Greear, 36, helped grow The Summit (originally Homestead Heights Baptist Church) from 400 people to some 3,000 and is continually reaching people from throughout the Triangle area. He doesn't claim to be an expert at church "revitalization" but he says he knows there are some things that have to happen in order for a church to revitalize around the Gospel.

And looking around the churches in his community and across the Bible Belt where churchgoers are getting fewer and older, he sees people asking "why?"

Why is God not moving? What is it about us?
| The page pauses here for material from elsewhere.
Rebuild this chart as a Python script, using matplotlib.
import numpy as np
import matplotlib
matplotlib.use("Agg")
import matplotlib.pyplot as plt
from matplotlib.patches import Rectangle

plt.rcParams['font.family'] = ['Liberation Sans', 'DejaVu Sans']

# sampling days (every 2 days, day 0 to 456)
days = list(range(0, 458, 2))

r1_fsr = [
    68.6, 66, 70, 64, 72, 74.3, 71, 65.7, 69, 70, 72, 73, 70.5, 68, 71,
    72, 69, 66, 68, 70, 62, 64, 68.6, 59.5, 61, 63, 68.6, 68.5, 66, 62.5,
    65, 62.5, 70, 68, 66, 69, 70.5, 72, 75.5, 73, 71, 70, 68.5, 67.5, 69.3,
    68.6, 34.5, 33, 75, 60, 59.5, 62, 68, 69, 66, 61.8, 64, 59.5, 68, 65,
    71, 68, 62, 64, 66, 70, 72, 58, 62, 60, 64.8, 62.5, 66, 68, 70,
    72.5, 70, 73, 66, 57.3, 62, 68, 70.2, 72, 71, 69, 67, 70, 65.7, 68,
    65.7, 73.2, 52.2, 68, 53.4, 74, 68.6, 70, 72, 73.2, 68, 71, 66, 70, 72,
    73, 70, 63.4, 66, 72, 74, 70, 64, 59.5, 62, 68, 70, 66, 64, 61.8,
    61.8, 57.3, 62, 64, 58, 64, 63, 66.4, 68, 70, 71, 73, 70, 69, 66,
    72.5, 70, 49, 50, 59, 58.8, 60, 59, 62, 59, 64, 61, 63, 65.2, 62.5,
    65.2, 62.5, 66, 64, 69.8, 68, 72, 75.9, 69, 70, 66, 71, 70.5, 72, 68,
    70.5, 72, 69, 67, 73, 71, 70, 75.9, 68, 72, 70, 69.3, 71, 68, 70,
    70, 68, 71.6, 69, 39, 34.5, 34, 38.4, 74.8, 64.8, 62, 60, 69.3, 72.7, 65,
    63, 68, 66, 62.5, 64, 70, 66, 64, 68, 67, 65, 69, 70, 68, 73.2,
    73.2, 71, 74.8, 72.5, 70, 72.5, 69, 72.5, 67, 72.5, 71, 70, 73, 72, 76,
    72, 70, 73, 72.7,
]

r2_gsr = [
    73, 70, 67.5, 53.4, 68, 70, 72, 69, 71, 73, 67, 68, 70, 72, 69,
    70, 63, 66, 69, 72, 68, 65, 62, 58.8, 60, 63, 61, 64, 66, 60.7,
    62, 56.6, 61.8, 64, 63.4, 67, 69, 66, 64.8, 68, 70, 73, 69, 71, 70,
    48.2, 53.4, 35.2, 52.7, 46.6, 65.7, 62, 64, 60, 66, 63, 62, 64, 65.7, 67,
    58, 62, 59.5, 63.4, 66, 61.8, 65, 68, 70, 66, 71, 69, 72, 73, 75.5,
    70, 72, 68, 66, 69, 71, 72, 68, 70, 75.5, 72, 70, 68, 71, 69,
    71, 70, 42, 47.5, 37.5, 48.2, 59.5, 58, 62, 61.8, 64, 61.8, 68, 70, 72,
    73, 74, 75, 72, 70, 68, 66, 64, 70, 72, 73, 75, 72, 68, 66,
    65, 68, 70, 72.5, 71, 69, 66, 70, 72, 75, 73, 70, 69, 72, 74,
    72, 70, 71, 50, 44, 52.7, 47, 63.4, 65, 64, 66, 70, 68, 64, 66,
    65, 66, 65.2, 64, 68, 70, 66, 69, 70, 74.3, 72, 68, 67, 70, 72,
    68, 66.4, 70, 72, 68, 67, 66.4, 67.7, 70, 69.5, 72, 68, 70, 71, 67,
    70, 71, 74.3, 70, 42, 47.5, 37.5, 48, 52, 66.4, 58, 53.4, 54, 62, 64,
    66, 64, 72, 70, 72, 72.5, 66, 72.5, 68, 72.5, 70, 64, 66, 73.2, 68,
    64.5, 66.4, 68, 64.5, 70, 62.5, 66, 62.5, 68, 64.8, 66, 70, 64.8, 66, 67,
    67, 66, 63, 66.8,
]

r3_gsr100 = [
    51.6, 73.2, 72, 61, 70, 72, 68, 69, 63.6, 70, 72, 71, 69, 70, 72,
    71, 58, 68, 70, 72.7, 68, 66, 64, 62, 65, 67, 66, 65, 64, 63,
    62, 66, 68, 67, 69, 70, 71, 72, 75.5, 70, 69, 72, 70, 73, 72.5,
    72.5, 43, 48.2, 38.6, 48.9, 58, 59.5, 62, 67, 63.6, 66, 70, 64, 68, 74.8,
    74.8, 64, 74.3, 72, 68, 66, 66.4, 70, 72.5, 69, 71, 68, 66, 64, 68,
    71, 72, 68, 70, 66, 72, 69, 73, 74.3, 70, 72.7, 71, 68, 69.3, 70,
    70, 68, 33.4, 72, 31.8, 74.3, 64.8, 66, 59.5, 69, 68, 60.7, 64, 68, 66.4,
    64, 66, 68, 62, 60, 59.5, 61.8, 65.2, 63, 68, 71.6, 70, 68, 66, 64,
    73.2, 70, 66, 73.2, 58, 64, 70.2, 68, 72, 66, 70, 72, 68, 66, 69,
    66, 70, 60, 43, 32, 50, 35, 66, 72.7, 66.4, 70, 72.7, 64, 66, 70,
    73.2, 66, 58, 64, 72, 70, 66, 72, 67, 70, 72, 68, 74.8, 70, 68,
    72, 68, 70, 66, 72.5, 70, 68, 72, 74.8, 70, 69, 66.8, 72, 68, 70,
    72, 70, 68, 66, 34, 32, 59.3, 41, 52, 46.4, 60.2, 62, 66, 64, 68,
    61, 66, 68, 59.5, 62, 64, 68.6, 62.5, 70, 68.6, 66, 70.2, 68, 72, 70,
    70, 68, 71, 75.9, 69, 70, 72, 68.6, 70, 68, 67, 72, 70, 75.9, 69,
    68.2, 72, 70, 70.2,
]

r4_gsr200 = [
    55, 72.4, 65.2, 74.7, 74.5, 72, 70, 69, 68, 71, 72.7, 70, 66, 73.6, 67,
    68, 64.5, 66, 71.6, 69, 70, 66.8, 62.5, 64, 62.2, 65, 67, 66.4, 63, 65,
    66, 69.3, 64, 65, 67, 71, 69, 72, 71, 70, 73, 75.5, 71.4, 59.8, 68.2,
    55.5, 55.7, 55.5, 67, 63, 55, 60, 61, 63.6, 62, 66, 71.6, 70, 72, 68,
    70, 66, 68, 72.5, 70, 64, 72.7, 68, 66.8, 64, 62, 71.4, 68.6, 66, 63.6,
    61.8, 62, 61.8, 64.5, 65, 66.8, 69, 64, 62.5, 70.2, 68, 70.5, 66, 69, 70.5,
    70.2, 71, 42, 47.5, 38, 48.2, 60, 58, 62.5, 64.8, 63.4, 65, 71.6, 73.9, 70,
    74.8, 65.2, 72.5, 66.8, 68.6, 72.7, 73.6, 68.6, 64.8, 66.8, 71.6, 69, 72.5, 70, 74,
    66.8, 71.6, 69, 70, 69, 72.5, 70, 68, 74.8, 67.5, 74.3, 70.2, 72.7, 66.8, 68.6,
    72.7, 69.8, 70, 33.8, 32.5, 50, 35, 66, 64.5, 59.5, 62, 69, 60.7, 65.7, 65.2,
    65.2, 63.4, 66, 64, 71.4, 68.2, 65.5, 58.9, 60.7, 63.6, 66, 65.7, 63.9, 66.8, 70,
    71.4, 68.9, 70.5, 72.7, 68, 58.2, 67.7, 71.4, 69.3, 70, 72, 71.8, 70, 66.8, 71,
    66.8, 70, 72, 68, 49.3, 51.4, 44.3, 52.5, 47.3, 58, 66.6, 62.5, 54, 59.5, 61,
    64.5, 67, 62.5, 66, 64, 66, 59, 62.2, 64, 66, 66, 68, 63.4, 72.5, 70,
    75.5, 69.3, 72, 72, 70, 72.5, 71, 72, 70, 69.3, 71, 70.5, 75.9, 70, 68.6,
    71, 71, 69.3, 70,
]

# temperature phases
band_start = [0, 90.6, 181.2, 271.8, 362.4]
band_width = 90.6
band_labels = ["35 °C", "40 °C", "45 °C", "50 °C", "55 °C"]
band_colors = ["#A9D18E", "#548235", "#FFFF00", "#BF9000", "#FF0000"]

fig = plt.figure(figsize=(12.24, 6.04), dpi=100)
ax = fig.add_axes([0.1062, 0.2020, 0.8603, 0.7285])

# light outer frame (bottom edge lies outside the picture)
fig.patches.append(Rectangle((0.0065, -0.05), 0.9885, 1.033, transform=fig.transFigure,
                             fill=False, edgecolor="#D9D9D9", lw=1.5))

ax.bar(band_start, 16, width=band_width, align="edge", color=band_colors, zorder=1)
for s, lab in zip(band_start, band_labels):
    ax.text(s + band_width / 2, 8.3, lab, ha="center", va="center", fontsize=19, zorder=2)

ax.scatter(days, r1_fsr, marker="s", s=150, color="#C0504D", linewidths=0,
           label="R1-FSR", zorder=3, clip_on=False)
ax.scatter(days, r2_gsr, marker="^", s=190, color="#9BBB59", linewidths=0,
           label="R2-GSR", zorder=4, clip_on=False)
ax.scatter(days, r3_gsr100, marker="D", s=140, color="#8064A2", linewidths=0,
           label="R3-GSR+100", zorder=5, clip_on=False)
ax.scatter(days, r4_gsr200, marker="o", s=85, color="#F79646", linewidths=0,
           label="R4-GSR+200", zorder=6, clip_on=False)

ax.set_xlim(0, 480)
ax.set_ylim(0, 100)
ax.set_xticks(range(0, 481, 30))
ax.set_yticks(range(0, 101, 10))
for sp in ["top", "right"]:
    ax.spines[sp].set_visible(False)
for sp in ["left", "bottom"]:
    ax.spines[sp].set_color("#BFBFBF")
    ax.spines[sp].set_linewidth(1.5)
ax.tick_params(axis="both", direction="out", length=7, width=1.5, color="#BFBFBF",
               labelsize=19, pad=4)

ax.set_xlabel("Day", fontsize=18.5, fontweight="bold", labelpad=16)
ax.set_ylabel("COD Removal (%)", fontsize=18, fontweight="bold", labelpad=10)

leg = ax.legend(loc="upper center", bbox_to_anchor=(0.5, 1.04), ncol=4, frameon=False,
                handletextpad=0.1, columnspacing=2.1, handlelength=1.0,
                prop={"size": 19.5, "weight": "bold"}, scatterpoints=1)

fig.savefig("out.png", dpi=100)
Greear posed.

Citing what Jesus reprimanded over 2,000 years ago, Greear said religion is keeping Christians from effectively carrying out God's will.
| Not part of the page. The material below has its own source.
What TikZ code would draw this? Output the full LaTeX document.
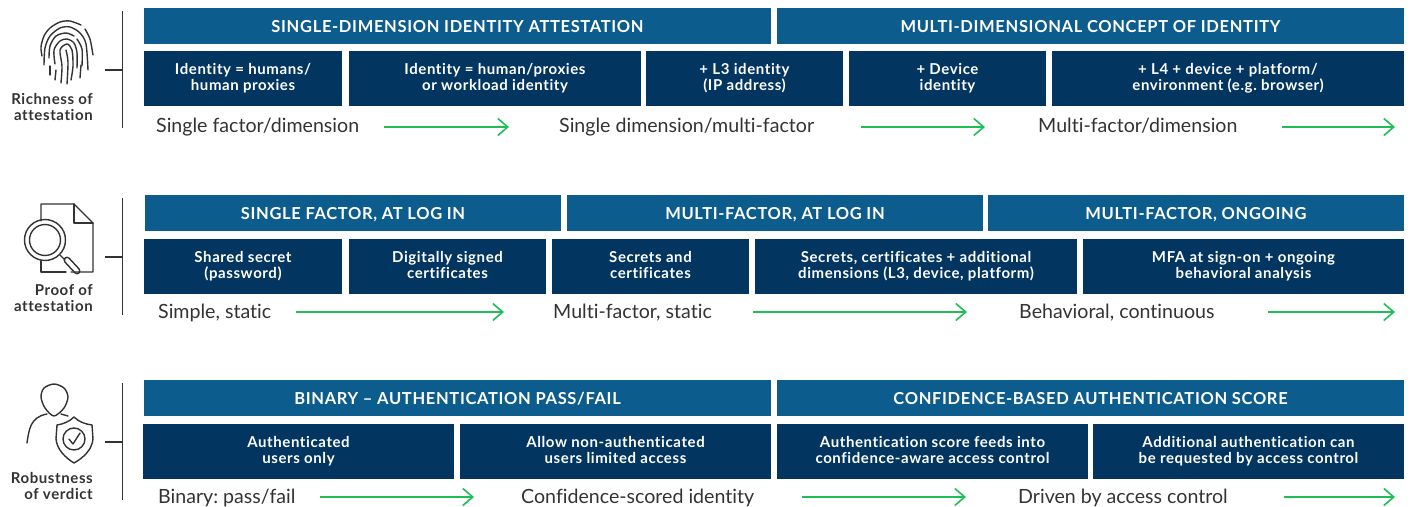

"In religion, there's no passion for God, there's no hunger to know Him," the Summit pastor said.

For "religious people," Christianity becomes more of a checklist of duties and behaviors – such as small group involvement, volunteering, taking a mission trip, and reading the Bible.

"That's what religion does. It reduces God to a set of duties," Greear noted.
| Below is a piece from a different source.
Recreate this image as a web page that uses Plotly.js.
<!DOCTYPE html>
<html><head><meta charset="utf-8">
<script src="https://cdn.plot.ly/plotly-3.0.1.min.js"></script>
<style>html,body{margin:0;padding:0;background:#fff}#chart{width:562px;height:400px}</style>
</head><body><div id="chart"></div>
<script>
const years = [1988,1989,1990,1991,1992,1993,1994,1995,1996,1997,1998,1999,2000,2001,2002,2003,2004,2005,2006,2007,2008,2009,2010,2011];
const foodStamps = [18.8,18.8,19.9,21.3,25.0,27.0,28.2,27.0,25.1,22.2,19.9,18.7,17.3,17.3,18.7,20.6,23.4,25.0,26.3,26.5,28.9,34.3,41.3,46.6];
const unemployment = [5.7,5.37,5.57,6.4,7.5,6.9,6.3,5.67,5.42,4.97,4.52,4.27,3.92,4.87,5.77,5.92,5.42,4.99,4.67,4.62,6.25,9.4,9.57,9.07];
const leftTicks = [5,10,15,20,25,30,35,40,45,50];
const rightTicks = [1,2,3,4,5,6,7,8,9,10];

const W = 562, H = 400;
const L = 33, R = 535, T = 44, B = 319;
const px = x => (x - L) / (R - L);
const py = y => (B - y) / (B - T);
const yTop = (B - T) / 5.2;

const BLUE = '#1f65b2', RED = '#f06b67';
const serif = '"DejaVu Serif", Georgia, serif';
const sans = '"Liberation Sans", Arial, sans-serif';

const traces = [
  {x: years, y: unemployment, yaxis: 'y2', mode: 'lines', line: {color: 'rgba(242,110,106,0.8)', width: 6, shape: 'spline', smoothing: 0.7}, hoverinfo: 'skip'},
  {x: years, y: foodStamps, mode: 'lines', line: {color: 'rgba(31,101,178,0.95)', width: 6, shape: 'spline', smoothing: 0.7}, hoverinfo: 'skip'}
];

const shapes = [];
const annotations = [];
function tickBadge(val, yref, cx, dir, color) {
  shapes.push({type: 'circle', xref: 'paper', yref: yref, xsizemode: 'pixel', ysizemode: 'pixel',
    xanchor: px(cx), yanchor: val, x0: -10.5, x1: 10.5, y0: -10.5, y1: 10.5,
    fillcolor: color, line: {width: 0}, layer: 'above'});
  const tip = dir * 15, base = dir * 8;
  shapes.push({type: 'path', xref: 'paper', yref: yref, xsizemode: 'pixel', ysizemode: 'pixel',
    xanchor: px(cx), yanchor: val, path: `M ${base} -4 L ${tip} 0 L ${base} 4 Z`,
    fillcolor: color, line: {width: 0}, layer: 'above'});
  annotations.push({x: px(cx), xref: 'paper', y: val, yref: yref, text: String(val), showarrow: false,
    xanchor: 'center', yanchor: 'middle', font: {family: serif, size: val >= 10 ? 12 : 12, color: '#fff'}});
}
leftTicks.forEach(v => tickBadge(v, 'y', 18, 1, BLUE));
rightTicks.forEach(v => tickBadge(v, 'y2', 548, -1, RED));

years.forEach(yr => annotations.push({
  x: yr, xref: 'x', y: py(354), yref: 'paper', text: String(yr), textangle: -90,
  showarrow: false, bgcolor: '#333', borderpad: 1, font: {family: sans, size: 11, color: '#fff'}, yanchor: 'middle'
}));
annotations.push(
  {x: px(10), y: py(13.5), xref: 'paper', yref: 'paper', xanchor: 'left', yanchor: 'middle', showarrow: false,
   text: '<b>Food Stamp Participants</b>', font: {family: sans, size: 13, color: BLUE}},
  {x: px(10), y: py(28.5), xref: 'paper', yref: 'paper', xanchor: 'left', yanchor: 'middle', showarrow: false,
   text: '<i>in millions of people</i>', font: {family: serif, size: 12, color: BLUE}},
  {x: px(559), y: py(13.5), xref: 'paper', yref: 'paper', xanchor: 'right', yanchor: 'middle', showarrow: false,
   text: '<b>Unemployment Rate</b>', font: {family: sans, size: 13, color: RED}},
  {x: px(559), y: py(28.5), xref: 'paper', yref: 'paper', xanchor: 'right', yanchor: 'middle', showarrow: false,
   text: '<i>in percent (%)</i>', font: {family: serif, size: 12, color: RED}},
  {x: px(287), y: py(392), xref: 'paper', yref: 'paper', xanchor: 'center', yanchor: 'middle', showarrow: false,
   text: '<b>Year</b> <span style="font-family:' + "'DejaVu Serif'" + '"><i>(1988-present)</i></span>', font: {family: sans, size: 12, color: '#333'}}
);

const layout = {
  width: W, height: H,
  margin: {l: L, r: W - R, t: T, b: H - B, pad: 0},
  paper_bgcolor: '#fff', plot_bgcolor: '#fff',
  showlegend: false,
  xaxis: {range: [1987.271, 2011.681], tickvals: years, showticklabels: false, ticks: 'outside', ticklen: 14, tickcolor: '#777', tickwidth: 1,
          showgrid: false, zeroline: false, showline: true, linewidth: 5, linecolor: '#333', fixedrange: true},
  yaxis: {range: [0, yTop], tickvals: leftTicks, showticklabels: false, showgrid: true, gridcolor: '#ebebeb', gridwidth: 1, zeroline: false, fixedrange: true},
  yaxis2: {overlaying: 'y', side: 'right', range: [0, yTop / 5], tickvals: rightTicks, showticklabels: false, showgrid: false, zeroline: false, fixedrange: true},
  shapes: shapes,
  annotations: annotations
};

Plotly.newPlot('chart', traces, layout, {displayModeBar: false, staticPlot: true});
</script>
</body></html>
In addition to substituting love for God for religious ritual, religious people often elevate secondary matters – such as dress code, alcohol, politics, taking care of the earth – above a love for God.

"We got churches that are filled with people who think they're going to heaven because they don't cuss, or drink bear, or because they vote Republican," he said.

"The tragedy is is our emphasis on those things has kept us from calling them to real repentance."

The secondary traditions are important, but Greear noted that they've often replaced "the real thing."

"Anytime we preach a Gospel that leaves people thinking about what they're supposed to do for God and not what God has done for them, we have preached a false Gospel," he said to some applause.

Other characteristics of religious people, the young pastor listed, include seeking recognition and praise from people and elevating religious ritual over love for others.

"Religious people have a lot of rules but they don't have love," Greear said, adding that they are usually angry, judgmental and more concerned with winning an argument.

While religion makes one selfish and self-focused, the Gospel is about overwhelming love, he pointed out.

"One of the reasons we're so ineffective to people outside of Christianity [is] it appears we're trying to show them that we're better than they are," he said. "They know we're not."

Urging the pastors to return to a love for the Gospel, Greear called them to repentance – not of sin but of religion.

The 2009 Advance conference was held in Durham, N.C., June 4-6. Other speakers included theologian John Piper, Seattle pastor Mark Driscoll, and missiologist Ed Stetzer, among others.